Another thing I'd like to point out: take a look at the limit problem, and click on ``show steps''--those are some beautiful steps! Sure, it means you had better not ask that problem on homework if your homework is worth points, but it also means that Wolfram|Alpha is a good tutor. I am comparing it to MathZone right now, the ridiculous online homework that comes with Smith & Minton; it explained homework problems in a stupid way that made it easy for the students to score 100% on the assignment without actually learning anything (what dy/dan described as being good at decoding a textbook).
Finally, here is a blog post about how to assess students whom you know are using Wolfram|Alpha. Basically, shift your attention from the answer to the process. We already do this! We already want the students to show their work, but the students have been trained to give answers. They don't understand why their correct answer is worthless to us, and we don't understand why they think it is all that matters.
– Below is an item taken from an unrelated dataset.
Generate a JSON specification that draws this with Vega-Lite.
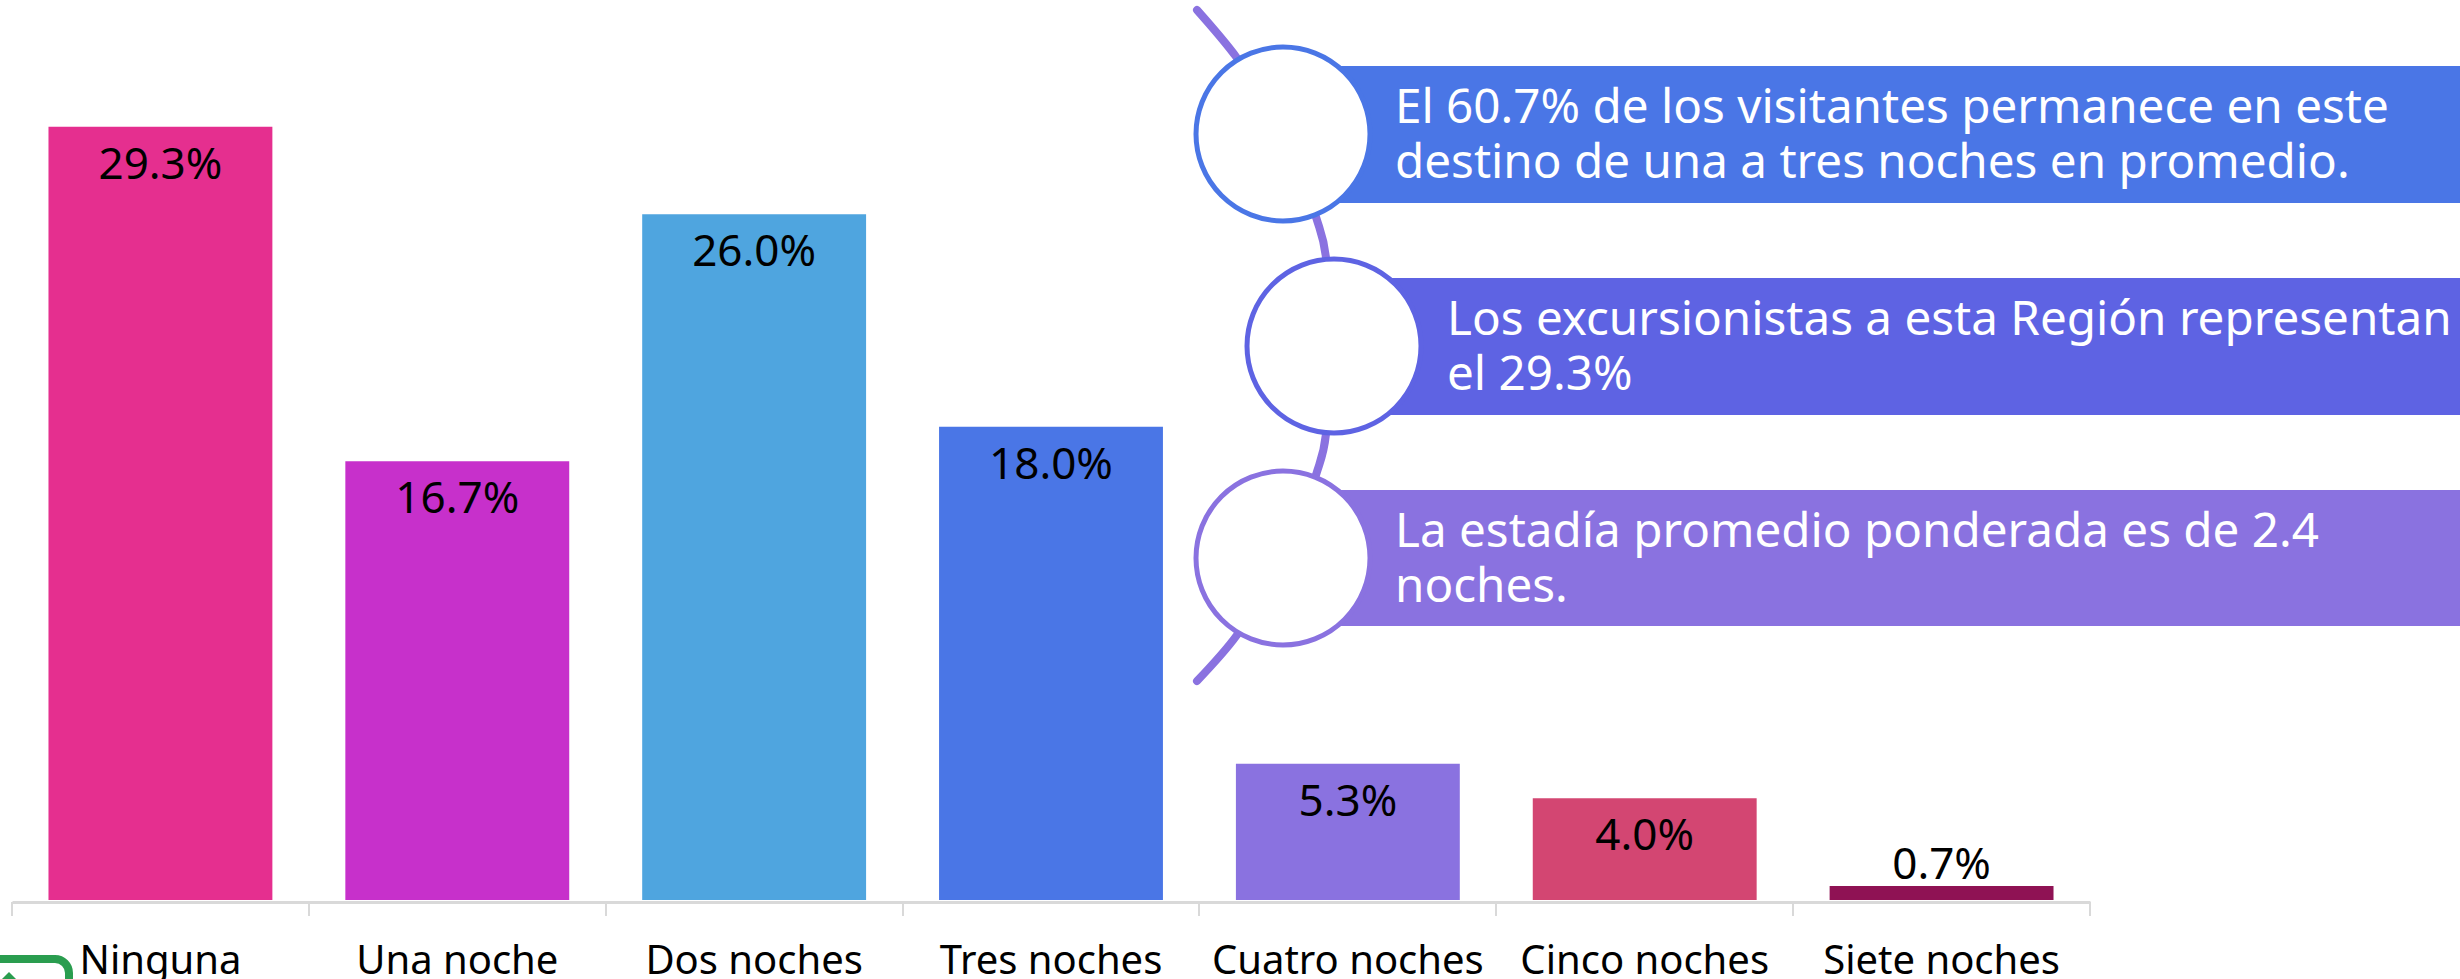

The solution may be to give students the answer--but ask them to prove it. Mind you, I've seen students miss the point of problems like this blogger suggests. For example, I graded an exam question with the instruction ``Find the sum of the following convergent series''. Half the class tried to prove it diverged.
Another problem not addressed here is homework, or exams if Wolfram|Alpha is allowed during the exam. We have seen that Wolfram|Alpha does a pretty good job of showing steps. Out of curiosity, I tried to get an answer to the following suggested exam question:
Prove that f(x) = (5-2x-x^2)/(3x^2 - 4) has a horizontal asymptote at y = -1/3 by evaluating the limit \lim_{x\rightarrow\infty} f(x) algebraically using appropriate limit laws.
My first attempt just told me the answer and didn't offer any intermediate steps. Darn! Maybe Wolfram|Alpha will show me how to take the limit...huh. For some reason it won't---but I know that in general there would be a ``show steps'' option here. Give it a few weeks, maybe?